::: RAW DATA :::

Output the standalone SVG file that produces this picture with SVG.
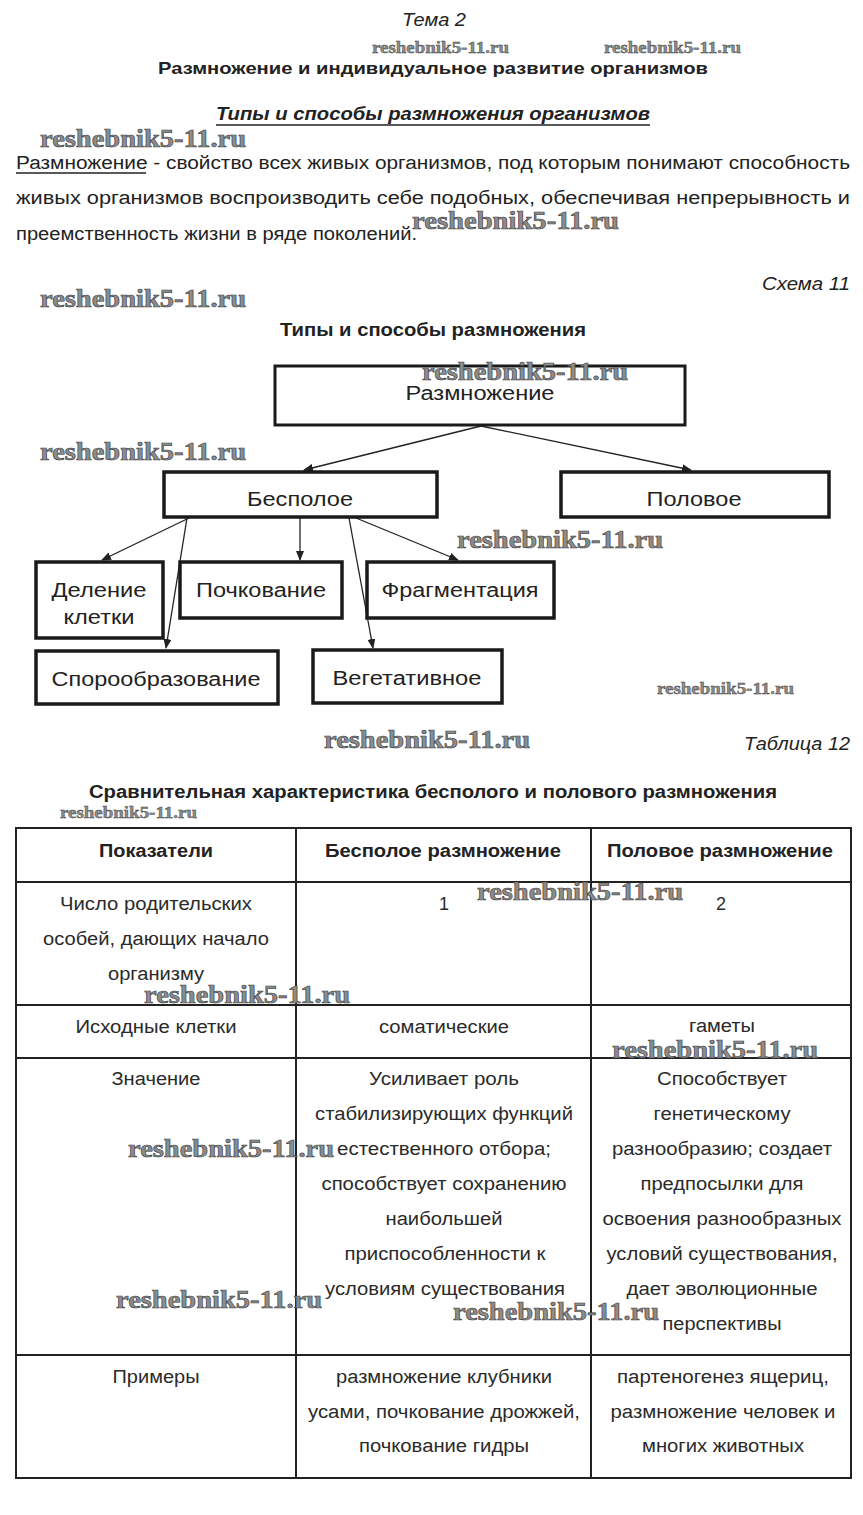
<svg xmlns="http://www.w3.org/2000/svg" width="863" height="1515" viewBox="0 0 863 1515">
<style>
text{font-family:"Liberation Sans",Arial,sans-serif;fill:#222}
.c{text-anchor:middle}
.r{text-anchor:end}
.b{font-weight:bold}
.i{font-style:italic}
.t{font-size:18px}
.tb{font-size:18px;fill:#2a2a2a}
.bx{font-size:20px}
.wm{font-family:"Liberation Serif","DejaVu Serif",serif;font-weight:bold;fill:#8c8c8c;stroke:#3c3c3c;stroke-width:0.6}
.wl{font-size:25px}
.ws{font-size:16px;stroke-width:0.4}
.node{fill:#fff;stroke:#1a1a1a;stroke-width:3.5}
.grid{stroke:#222;stroke-width:2;fill:none}
.edge{stroke:#222;stroke-width:1.3;fill:none}
</style>
<defs>
<marker id="ah" markerWidth="10" markerHeight="8" refX="9" refY="4" orient="auto" markerUnits="userSpaceOnUse">
<path d="M0,0 L10,4 L0,8 Z" fill="#222"/>
</marker>
</defs>
<rect width="863" height="1515" fill="#fff"/>

<!-- header -->
<text class="c i t" x="434" y="26" textLength="64" lengthAdjust="spacingAndGlyphs">Тема 2</text>
<text class="c b" style="font-size:17px" x="433" y="74" textLength="550" lengthAdjust="spacingAndGlyphs">Размножение и индивидуальное развитие организмов</text>
<text class="c b i" style="font-size:18px" x="433" y="120" textLength="434" lengthAdjust="spacingAndGlyphs">Типы и способы размножения организмов</text>
<line x1="216" y1="125" x2="650" y2="125" stroke="#222" stroke-width="1.5"/>

<text class="t" x="16" y="169" textLength="834" lengthAdjust="spacingAndGlyphs">Размножение - свойство всех живых организмов, под которым понимают способность</text>
<line x1="16" y1="173" x2="146" y2="173" stroke="#222" stroke-width="1.3"/>
<text class="t" x="16" y="204" textLength="834" lengthAdjust="spacingAndGlyphs">живых организмов воспроизводить себе подобных, обеспечивая непрерывность и</text>
<text class="t" x="16" y="240" textLength="401" lengthAdjust="spacingAndGlyphs">преемственность жизни в ряде поколений.</text>

<text class="r i t" x="850" y="290" textLength="88" lengthAdjust="spacingAndGlyphs">Схема 11</text>
<text class="c b" style="font-size:18px" x="433" y="336" textLength="306" lengthAdjust="spacingAndGlyphs">Типы и способы размножения</text>

<!-- connectors -->
<g id="connectors">
<line class="edge" x1="481" y1="426" x2="304" y2="470" marker-end="url(#ah)"/>
<line class="edge" x1="481" y1="426" x2="691" y2="470" marker-end="url(#ah)"/>
<line class="edge" x1="189" y1="518" x2="102" y2="560" marker-end="url(#ah)"/>
<line class="edge" x1="187" y1="518" x2="166" y2="648" marker-end="url(#ah)"/>
<line class="edge" x1="300" y1="518" x2="300" y2="560" marker-end="url(#ah)"/>
<line class="edge" x1="349" y1="518" x2="373" y2="648" marker-end="url(#ah)"/>
<line class="edge" x1="356" y1="518" x2="458" y2="560" marker-end="url(#ah)"/>
</g>

<!-- nodes -->
<g id="n-razmnozhenie">
<rect class="node" x="275" y="366" width="410" height="59" style="stroke-width:3"/>
<text class="c bx" x="480" y="400" textLength="149" lengthAdjust="spacingAndGlyphs">Размножение</text>
</g>
<g id="n-bespoloe">
<rect class="node" x="164" y="472" width="273" height="45"/>
<text class="c bx" x="300" y="506" textLength="106" lengthAdjust="spacingAndGlyphs">Бесполое</text>
</g>
<g id="n-polovoe">
<rect class="node" x="561" y="472" width="268" height="45"/>
<text class="c bx" x="694" y="506" textLength="95" lengthAdjust="spacingAndGlyphs">Половое</text>
</g>
<g id="n-delenie">
<rect class="node" x="36" y="562" width="127" height="76"/>
<text class="c bx" x="99" y="597" textLength="95" lengthAdjust="spacingAndGlyphs">Деление</text>
<text class="c bx" x="99" y="624" textLength="71" lengthAdjust="spacingAndGlyphs">клетки</text>
</g>
<g id="n-pochkovanie">
<rect class="node" x="180" y="562" width="162" height="56"/>
<text class="c bx" x="261" y="597" textLength="130" lengthAdjust="spacingAndGlyphs">Почкование</text>
</g>
<g id="n-fragmentaciya">
<rect class="node" x="367" y="562" width="187" height="56"/>
<text class="c bx" x="460" y="597" textLength="157" lengthAdjust="spacingAndGlyphs">Фрагментация</text>
</g>
<g id="n-sporoobrazovanie">
<rect class="node" x="36" y="651" width="242" height="53"/>
<text class="c bx" x="156" y="686" textLength="209" lengthAdjust="spacingAndGlyphs">Спорообразование</text>
</g>
<g id="n-vegetativnoe">
<rect class="node" x="313" y="650" width="189" height="53"/>
<text class="c bx" x="407" y="685" textLength="149" lengthAdjust="spacingAndGlyphs">Вегетативное</text>
</g>

<!-- table -->
<text class="r i t" x="850" y="750" textLength="106" lengthAdjust="spacingAndGlyphs">Таблица 12</text>
<text class="c b" style="font-size:18px" x="433" y="798" textLength="688" lengthAdjust="spacingAndGlyphs">Сравнительная характеристика бесполого и полового размножения</text>

<g id="table">
<rect class="grid" x="16" y="828" width="835" height="650"/>
<line class="grid" x1="296" y1="828" x2="296" y2="1478"/>
<line class="grid" x1="591" y1="828" x2="591" y2="1478"/>
<line class="grid" x1="16" y1="882" x2="851" y2="882"/>
<line class="grid" x1="16" y1="1005" x2="851" y2="1005"/>
<line class="grid" x1="16" y1="1058" x2="851" y2="1058"/>
<line class="grid" x1="16" y1="1355" x2="851" y2="1355"/>

<text class="c b" style="font-size:18px" x="156" y="857" textLength="114" lengthAdjust="spacingAndGlyphs">Показатели</text>
<text class="c b" style="font-size:18px" x="443" y="857" textLength="236" lengthAdjust="spacingAndGlyphs">Бесполое размножение</text>
<text class="c b" style="font-size:18px" x="720" y="857" textLength="226" lengthAdjust="spacingAndGlyphs">Половое размножение</text>

<text class="c tb" x="156" y="910" textLength="192" lengthAdjust="spacingAndGlyphs">Число родительских</text>
<text class="c tb" x="156" y="945" textLength="226" lengthAdjust="spacingAndGlyphs">особей, дающих начало</text>
<text class="c tb" x="156" y="980" textLength="96" lengthAdjust="spacingAndGlyphs">организму</text>
<text class="c tb" x="444" y="910">1</text>
<text class="c tb" x="721" y="910">2</text>

<text class="c tb" x="156" y="1033" textLength="161" lengthAdjust="spacingAndGlyphs">Исходные клетки</text>
<text class="c tb" x="444" y="1033" textLength="130" lengthAdjust="spacingAndGlyphs">соматические</text>
<text class="c tb" x="722" y="1032" textLength="66" lengthAdjust="spacingAndGlyphs">гаметы</text>

<text class="c tb" x="156" y="1085" textLength="89" lengthAdjust="spacingAndGlyphs">Значение</text>
<text class="c tb" x="444" y="1085" textLength="150" lengthAdjust="spacingAndGlyphs">Усиливает роль</text>
<text class="c tb" x="444" y="1120" textLength="258" lengthAdjust="spacingAndGlyphs">стабилизирующих функций</text>
<text class="c tb" x="444" y="1155" textLength="214" lengthAdjust="spacingAndGlyphs">естественного отбора;</text>
<text class="c tb" x="444" y="1190" textLength="245" lengthAdjust="spacingAndGlyphs">способствует сохранению</text>
<text class="c tb" x="444" y="1225" textLength="117" lengthAdjust="spacingAndGlyphs">наибольшей</text>
<text class="c tb" x="445" y="1260" textLength="201" lengthAdjust="spacingAndGlyphs">приспособленности к</text>
<text class="c tb" x="445" y="1295" textLength="240" lengthAdjust="spacingAndGlyphs">условиям существования</text>

<text class="c tb" x="722" y="1085" textLength="130" lengthAdjust="spacingAndGlyphs">Способствует</text>
<text class="c tb" x="722" y="1120" textLength="137" lengthAdjust="spacingAndGlyphs">генетическому</text>
<text class="c tb" x="722" y="1155" textLength="220" lengthAdjust="spacingAndGlyphs">разнообразию; создает</text>
<text class="c tb" x="722" y="1190" textLength="163" lengthAdjust="spacingAndGlyphs">предпосылки для</text>
<text class="c tb" x="722" y="1225" textLength="239" lengthAdjust="spacingAndGlyphs">освоения разнообразных</text>
<text class="c tb" x="722" y="1260" textLength="231" lengthAdjust="spacingAndGlyphs">условий существования,</text>
<text class="c tb" x="722" y="1295" textLength="191" lengthAdjust="spacingAndGlyphs">дает эволюционные</text>
<text class="c tb" x="722" y="1330" textLength="119" lengthAdjust="spacingAndGlyphs">перспективы</text>

<text class="c tb" x="156" y="1383" textLength="87" lengthAdjust="spacingAndGlyphs">Примеры</text>
<text class="c tb" x="444" y="1383" textLength="216" lengthAdjust="spacingAndGlyphs">размножение клубники</text>
<text class="c tb" x="444" y="1418" textLength="272" lengthAdjust="spacingAndGlyphs">усами, почкование дрожжей,</text>
<text class="c tb" x="444" y="1452" textLength="170" lengthAdjust="spacingAndGlyphs">почкование гидры</text>
<text class="c tb" x="723" y="1383" textLength="212" lengthAdjust="spacingAndGlyphs">партеногенез ящериц,</text>
<text class="c tb" x="723" y="1418" textLength="225" lengthAdjust="spacingAndGlyphs">размножение человек и</text>
<text class="c tb" x="723" y="1452" textLength="162" lengthAdjust="spacingAndGlyphs">многих животных</text>
</g>

<!-- watermarks -->
<g id="watermarks">
<text class="wm ws" x="372" y="53" textLength="137" lengthAdjust="spacingAndGlyphs">reshebnik5-11.ru</text>
<text class="wm ws" x="604" y="53" textLength="137" lengthAdjust="spacingAndGlyphs">reshebnik5-11.ru</text>
<text class="wm wl" x="40" y="147" textLength="206" lengthAdjust="spacingAndGlyphs">reshebnik5-11.ru</text>
<text class="wm wl" x="412" y="229" textLength="207" lengthAdjust="spacingAndGlyphs">reshebnik5-11.ru</text>
<text class="wm wl" x="40" y="307" textLength="206" lengthAdjust="spacingAndGlyphs">reshebnik5-11.ru</text>
<text class="wm wl" x="422" y="380" textLength="206" lengthAdjust="spacingAndGlyphs">reshebnik5-11.ru</text>
<text class="wm wl" x="40" y="460" textLength="206" lengthAdjust="spacingAndGlyphs">reshebnik5-11.ru</text>
<text class="wm wl" x="457" y="548" textLength="206" lengthAdjust="spacingAndGlyphs">reshebnik5-11.ru</text>
<text class="wm ws" x="657" y="694" textLength="137" lengthAdjust="spacingAndGlyphs">reshebnik5-11.ru</text>
<text class="wm wl" x="324" y="748" textLength="206" lengthAdjust="spacingAndGlyphs">reshebnik5-11.ru</text>
<text class="wm ws" x="60" y="818" textLength="137" lengthAdjust="spacingAndGlyphs">reshebnik5-11.ru</text>
<text class="wm wl" x="477" y="900" textLength="206" lengthAdjust="spacingAndGlyphs">reshebnik5-11.ru</text>
<text class="wm wl" x="144" y="1003" textLength="206" lengthAdjust="spacingAndGlyphs">reshebnik5-11.ru</text>
<text class="wm wl" x="612" y="1058" textLength="206" lengthAdjust="spacingAndGlyphs">reshebnik5-11.ru</text>
<text class="wm wl" x="128" y="1157" textLength="206" lengthAdjust="spacingAndGlyphs">reshebnik5-11.ru</text>
<text class="wm wl" x="116" y="1308" textLength="206" lengthAdjust="spacingAndGlyphs">reshebnik5-11.ru</text>
<text class="wm wl" x="453" y="1320" textLength="206" lengthAdjust="spacingAndGlyphs">reshebnik5-11.ru</text>
</g>
</svg>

:::

**WHAT THE TASK ASKS:** Exactly reproduce the run of lines from the start of the listing through the line with "и способы размножения</text>", inclusive; pictures are not copied.

**EXPECTED ANSWER:**
Output the standalone SVG file that produces this picture with SVG.
<svg xmlns="http://www.w3.org/2000/svg" width="863" height="1515" viewBox="0 0 863 1515">
<style>
text{font-family:"Liberation Sans",Arial,sans-serif;fill:#222}
.c{text-anchor:middle}
.r{text-anchor:end}
.b{font-weight:bold}
.i{font-style:italic}
.t{font-size:18px}
.tb{font-size:18px;fill:#2a2a2a}
.bx{font-size:20px}
.wm{font-family:"Liberation Serif","DejaVu Serif",serif;font-weight:bold;fill:#8c8c8c;stroke:#3c3c3c;stroke-width:0.6}
.wl{font-size:25px}
.ws{font-size:16px;stroke-width:0.4}
.node{fill:#fff;stroke:#1a1a1a;stroke-width:3.5}
.grid{stroke:#222;stroke-width:2;fill:none}
.edge{stroke:#222;stroke-width:1.3;fill:none}
</style>
<defs>
<marker id="ah" markerWidth="10" markerHeight="8" refX="9" refY="4" orient="auto" markerUnits="userSpaceOnUse">
<path d="M0,0 L10,4 L0,8 Z" fill="#222"/>
</marker>
</defs>
<rect width="863" height="1515" fill="#fff"/>

<!-- header -->
<text class="c i t" x="434" y="26" textLength="64" lengthAdjust="spacingAndGlyphs">Тема 2</text>
<text class="c b" style="font-size:17px" x="433" y="74" textLength="550" lengthAdjust="spacingAndGlyphs">Размножение и индивидуальное развитие организмов</text>
<text class="c b i" style="font-size:18px" x="433" y="120" textLength="434" lengthAdjust="spacingAndGlyphs">Типы и способы размножения организмов</text>
<line x1="216" y1="125" x2="650" y2="125" stroke="#222" stroke-width="1.5"/>

<text class="t" x="16" y="169" textLength="834" lengthAdjust="spacingAndGlyphs">Размножение - свойство всех живых организмов, под которым понимают способность</text>
<line x1="16" y1="173" x2="146" y2="173" stroke="#222" stroke-width="1.3"/>
<text class="t" x="16" y="204" textLength="834" lengthAdjust="spacingAndGlyphs">живых организмов воспроизводить себе подобных, обеспечивая непрерывность и</text>
<text class="t" x="16" y="240" textLength="401" lengthAdjust="spacingAndGlyphs">преемственность жизни в ряде поколений.</text>

<text class="r i t" x="850" y="290" textLength="88" lengthAdjust="spacingAndGlyphs">Схема 11</text>
<text class="c b" style="font-size:18px" x="433" y="336" textLength="306" lengthAdjust="spacingAndGlyphs">Типы и способы размножения</text>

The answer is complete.